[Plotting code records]
==========
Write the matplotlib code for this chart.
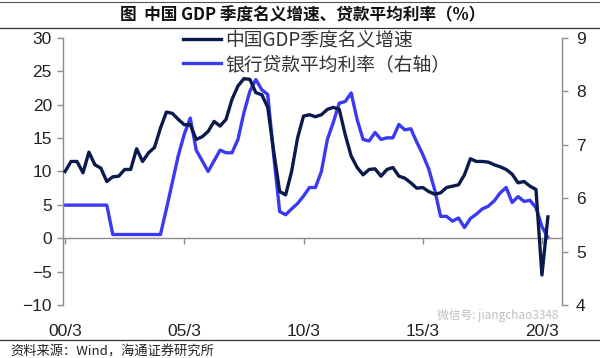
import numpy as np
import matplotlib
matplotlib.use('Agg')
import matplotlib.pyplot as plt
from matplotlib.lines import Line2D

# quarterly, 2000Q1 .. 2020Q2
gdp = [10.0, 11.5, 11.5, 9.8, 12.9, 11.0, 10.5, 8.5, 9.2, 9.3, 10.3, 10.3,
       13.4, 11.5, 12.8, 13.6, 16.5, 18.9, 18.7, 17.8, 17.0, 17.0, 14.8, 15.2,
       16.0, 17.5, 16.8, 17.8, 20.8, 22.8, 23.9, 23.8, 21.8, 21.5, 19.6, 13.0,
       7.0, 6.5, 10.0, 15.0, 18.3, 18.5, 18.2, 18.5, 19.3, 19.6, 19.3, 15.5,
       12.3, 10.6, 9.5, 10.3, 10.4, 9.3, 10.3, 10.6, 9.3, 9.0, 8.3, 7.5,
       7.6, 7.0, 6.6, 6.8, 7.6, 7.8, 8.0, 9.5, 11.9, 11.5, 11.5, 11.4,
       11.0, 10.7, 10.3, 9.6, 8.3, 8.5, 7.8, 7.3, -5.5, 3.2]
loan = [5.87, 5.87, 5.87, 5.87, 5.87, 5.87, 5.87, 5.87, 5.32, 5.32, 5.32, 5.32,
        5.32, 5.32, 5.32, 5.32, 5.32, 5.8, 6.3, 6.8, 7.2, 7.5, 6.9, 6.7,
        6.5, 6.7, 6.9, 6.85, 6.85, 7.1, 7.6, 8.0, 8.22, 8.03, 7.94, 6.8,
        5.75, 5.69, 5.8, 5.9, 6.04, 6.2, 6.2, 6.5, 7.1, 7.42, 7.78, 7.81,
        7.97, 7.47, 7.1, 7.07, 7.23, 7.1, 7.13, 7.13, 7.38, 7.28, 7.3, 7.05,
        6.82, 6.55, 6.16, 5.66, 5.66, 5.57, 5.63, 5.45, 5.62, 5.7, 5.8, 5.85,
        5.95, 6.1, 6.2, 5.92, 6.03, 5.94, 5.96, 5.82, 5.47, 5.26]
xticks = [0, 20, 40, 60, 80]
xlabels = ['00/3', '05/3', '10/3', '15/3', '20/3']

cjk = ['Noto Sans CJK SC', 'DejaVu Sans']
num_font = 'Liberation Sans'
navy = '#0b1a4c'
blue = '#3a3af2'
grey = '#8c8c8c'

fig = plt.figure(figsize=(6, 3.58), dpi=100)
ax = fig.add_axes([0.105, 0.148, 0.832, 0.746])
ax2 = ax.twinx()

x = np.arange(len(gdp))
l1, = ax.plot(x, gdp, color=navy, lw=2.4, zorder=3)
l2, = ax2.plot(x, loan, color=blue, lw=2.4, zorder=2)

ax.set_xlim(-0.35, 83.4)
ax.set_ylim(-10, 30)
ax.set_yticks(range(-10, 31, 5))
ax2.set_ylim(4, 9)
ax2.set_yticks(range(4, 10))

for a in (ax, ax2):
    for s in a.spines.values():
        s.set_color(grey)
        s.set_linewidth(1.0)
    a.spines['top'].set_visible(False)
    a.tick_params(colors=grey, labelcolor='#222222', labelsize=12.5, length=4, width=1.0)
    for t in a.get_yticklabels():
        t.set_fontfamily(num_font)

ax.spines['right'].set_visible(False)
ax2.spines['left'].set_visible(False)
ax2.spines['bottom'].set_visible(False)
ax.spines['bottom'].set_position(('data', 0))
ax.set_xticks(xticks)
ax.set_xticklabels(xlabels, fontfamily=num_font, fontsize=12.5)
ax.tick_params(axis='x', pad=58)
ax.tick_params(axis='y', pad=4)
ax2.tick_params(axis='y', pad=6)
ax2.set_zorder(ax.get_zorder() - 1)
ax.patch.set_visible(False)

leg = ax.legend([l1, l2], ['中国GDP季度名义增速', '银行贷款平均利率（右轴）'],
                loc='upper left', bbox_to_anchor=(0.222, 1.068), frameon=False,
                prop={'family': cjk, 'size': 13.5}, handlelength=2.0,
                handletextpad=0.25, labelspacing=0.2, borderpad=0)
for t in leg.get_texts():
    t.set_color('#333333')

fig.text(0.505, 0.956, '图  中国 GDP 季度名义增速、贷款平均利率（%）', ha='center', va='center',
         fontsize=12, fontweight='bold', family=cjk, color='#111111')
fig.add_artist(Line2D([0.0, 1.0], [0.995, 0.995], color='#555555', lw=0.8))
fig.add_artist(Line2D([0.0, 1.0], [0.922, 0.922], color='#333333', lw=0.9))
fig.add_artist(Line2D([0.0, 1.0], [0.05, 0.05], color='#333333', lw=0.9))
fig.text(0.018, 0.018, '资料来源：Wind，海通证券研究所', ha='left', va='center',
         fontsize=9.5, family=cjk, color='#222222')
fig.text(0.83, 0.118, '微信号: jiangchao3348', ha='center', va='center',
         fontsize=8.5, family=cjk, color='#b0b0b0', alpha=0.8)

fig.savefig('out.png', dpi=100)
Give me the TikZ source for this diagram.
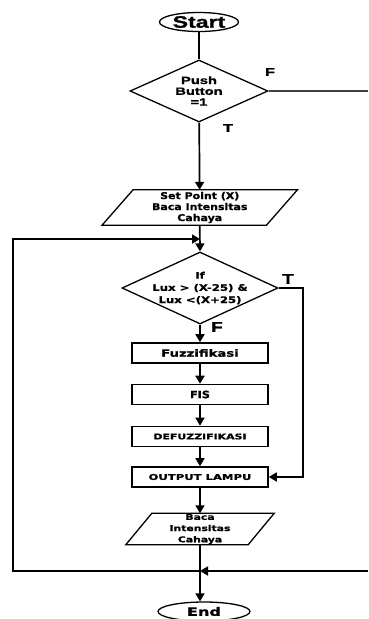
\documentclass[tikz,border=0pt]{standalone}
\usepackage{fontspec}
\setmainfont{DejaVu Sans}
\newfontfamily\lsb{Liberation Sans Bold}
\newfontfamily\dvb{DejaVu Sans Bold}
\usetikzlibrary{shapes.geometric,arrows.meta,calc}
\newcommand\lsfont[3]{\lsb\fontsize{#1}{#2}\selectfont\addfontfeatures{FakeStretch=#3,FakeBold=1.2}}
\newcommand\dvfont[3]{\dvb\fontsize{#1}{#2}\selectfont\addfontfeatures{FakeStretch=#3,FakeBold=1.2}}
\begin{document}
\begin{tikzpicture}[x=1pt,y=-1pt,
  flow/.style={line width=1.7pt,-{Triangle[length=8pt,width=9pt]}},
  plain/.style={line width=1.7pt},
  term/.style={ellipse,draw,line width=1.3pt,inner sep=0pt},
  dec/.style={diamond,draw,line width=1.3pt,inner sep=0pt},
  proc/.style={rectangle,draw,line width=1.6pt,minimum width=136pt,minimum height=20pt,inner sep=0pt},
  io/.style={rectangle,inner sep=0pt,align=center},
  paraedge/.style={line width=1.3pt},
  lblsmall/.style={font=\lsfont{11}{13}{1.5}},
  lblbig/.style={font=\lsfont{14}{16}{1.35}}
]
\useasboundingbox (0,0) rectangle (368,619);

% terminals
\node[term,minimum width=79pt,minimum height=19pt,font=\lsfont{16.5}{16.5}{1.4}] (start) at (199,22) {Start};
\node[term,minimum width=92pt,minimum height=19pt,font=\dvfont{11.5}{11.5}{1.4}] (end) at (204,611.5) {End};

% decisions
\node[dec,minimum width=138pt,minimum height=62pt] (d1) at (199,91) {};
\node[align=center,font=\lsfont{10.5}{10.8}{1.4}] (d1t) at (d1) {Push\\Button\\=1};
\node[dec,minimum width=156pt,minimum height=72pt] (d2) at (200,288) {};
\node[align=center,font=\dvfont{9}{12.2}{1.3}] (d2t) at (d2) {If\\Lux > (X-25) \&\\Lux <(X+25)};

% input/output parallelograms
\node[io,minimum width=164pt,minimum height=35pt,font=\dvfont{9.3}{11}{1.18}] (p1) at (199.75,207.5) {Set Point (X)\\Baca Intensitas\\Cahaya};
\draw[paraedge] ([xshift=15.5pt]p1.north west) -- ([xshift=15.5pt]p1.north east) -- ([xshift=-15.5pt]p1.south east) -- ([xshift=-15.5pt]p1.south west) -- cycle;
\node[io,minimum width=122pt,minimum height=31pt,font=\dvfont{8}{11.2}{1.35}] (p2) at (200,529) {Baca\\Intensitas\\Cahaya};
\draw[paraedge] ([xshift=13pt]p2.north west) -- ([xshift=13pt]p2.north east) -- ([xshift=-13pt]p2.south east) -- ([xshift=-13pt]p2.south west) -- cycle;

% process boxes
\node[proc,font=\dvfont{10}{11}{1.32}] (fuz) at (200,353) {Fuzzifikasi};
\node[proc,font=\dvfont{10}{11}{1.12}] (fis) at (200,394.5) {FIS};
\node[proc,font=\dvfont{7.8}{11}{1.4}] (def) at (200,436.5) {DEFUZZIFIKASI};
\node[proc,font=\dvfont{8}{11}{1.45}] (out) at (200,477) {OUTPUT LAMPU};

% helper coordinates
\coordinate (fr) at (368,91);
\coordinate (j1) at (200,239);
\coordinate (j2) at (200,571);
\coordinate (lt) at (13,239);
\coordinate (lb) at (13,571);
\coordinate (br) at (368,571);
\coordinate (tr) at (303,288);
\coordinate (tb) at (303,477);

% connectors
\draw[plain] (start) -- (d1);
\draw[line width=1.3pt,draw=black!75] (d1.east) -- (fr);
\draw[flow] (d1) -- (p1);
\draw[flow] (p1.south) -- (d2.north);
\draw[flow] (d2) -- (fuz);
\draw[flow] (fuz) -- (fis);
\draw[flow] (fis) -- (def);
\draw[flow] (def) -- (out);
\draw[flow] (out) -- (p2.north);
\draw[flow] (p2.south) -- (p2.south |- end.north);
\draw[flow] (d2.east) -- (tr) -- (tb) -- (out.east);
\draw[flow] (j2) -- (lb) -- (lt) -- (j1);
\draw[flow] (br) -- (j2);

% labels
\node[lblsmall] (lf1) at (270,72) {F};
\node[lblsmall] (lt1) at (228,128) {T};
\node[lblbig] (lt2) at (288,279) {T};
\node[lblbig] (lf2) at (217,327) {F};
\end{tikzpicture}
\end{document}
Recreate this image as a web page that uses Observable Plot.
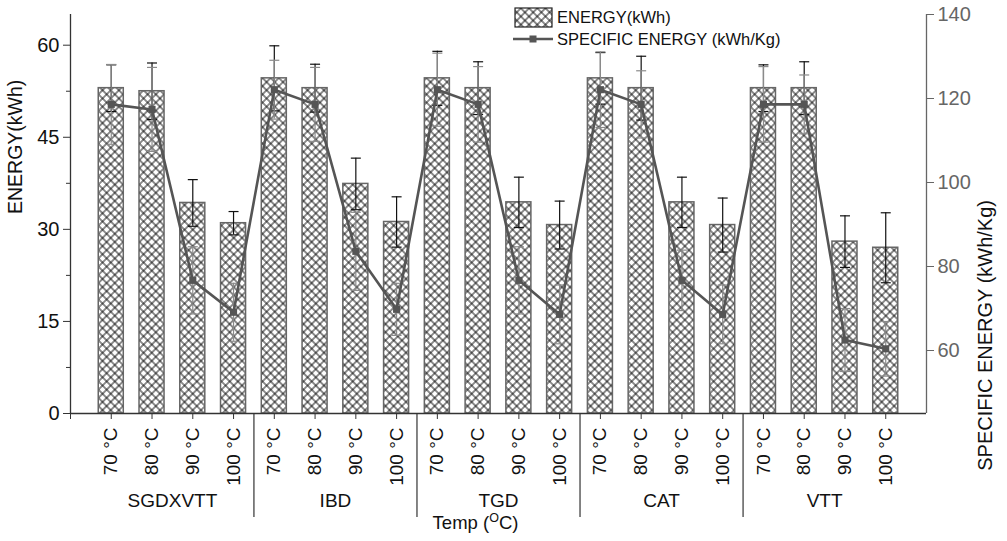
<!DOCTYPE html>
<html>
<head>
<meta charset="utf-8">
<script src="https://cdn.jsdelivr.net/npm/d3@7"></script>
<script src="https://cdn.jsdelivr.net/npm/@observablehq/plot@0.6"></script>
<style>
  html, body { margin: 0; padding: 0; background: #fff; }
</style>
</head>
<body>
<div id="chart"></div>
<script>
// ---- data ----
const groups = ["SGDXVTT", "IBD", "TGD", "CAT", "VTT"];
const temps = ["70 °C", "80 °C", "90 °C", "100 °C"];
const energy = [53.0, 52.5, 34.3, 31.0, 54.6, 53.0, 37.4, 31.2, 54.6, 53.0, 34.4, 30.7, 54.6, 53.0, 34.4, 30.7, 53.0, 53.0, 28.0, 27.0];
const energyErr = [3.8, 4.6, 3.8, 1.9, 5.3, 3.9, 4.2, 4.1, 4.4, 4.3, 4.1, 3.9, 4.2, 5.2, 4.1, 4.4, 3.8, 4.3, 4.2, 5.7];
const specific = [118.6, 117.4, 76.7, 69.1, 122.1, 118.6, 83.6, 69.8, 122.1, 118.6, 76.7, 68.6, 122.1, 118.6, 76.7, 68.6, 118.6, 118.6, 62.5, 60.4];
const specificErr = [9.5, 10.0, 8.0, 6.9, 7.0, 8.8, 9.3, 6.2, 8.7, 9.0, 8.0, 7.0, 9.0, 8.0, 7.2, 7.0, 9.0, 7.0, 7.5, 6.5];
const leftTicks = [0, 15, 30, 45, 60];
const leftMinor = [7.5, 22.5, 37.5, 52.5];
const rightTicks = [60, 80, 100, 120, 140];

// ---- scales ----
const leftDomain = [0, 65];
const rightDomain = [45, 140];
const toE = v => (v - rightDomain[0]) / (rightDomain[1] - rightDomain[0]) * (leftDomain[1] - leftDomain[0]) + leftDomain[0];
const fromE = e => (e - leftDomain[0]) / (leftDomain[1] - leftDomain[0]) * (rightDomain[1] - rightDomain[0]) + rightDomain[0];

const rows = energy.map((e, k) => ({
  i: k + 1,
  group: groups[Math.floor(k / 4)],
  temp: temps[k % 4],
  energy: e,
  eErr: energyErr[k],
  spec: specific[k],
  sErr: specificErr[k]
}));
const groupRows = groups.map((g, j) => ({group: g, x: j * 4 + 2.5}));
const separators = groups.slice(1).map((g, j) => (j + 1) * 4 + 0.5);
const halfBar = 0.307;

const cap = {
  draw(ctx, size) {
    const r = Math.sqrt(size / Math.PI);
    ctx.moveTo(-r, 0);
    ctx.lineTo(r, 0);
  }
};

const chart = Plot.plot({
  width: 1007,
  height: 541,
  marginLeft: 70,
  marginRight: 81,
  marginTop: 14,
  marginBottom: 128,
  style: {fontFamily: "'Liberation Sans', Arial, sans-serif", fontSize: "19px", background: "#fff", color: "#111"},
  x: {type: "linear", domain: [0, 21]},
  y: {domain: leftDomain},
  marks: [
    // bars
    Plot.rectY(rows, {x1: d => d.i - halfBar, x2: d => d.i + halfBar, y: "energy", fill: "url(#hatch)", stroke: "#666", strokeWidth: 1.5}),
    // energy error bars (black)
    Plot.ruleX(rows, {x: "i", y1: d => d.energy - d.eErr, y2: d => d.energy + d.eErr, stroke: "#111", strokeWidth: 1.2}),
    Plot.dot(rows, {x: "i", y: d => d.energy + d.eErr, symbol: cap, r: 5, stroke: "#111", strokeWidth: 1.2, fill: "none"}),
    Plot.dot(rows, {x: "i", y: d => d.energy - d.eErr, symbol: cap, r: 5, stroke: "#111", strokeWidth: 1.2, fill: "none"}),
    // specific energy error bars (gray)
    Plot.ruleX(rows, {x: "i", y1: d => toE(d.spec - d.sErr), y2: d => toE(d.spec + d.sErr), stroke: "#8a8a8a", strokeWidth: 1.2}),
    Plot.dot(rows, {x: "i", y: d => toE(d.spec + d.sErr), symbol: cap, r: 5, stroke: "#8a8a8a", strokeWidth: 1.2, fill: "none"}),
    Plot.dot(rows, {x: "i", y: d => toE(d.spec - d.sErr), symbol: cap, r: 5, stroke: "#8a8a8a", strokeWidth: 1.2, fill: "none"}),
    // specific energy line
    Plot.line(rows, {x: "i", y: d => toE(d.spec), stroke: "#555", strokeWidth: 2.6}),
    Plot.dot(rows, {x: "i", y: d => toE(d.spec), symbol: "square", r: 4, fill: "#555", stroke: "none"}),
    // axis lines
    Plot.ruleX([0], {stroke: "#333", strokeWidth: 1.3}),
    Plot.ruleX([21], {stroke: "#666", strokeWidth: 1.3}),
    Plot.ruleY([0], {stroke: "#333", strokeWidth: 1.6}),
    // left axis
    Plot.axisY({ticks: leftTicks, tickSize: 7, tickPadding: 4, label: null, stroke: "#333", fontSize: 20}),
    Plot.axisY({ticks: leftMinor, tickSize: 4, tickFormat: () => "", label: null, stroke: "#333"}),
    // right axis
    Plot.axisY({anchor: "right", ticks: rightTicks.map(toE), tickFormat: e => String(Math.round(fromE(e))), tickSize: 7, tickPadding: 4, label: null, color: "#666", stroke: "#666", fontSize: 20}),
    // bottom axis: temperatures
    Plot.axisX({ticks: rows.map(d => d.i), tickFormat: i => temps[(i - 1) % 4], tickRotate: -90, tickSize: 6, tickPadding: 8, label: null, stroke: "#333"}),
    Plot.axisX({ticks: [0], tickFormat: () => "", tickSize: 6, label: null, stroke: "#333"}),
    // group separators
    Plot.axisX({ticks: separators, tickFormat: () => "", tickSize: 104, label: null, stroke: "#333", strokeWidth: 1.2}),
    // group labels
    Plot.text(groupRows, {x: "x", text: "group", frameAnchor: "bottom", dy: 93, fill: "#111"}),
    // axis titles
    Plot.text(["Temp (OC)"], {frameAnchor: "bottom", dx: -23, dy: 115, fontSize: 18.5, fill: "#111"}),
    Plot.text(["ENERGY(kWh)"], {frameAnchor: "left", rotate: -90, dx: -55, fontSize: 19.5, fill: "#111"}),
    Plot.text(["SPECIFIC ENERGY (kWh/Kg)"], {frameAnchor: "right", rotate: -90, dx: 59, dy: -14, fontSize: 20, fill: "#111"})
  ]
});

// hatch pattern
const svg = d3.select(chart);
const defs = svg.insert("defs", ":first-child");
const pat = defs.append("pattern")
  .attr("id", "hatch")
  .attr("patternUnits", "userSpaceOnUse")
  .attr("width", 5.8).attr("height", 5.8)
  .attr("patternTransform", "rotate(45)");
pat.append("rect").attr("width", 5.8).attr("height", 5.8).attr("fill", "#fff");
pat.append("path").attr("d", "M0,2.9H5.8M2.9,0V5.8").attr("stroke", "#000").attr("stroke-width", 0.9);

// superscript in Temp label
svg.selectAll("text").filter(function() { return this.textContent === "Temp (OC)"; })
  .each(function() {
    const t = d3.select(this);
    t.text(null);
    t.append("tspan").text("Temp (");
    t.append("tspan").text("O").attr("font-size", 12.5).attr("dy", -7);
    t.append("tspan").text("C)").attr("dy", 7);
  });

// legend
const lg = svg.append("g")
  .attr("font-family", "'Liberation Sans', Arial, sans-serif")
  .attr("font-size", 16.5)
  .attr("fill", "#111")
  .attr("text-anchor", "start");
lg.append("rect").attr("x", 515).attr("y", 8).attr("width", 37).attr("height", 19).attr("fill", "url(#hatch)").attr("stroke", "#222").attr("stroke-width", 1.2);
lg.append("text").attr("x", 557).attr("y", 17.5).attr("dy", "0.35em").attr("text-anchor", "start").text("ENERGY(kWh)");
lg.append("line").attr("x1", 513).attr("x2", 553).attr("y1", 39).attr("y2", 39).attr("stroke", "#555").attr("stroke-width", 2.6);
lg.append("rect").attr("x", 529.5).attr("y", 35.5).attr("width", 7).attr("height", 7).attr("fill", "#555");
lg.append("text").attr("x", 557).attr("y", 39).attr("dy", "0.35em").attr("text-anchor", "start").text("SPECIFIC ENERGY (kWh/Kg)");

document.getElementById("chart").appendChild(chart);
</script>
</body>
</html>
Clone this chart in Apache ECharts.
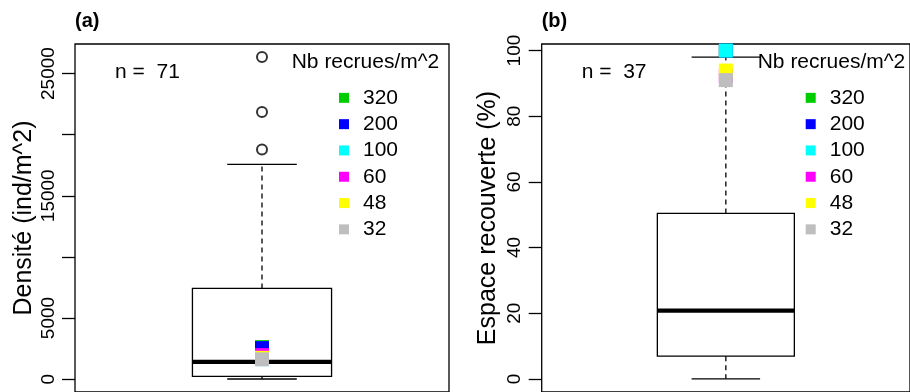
==========
Objective
All lines from the start of the entries above through the line containing "from matplotlib.lines import Line2D" are to be given again exactly; the pictures are not.

Task response
Write the matplotlib code for this chart.
import numpy as np
import matplotlib
matplotlib.use('Agg')
import matplotlib.pyplot as plt
from matplotlib.lines import Line2D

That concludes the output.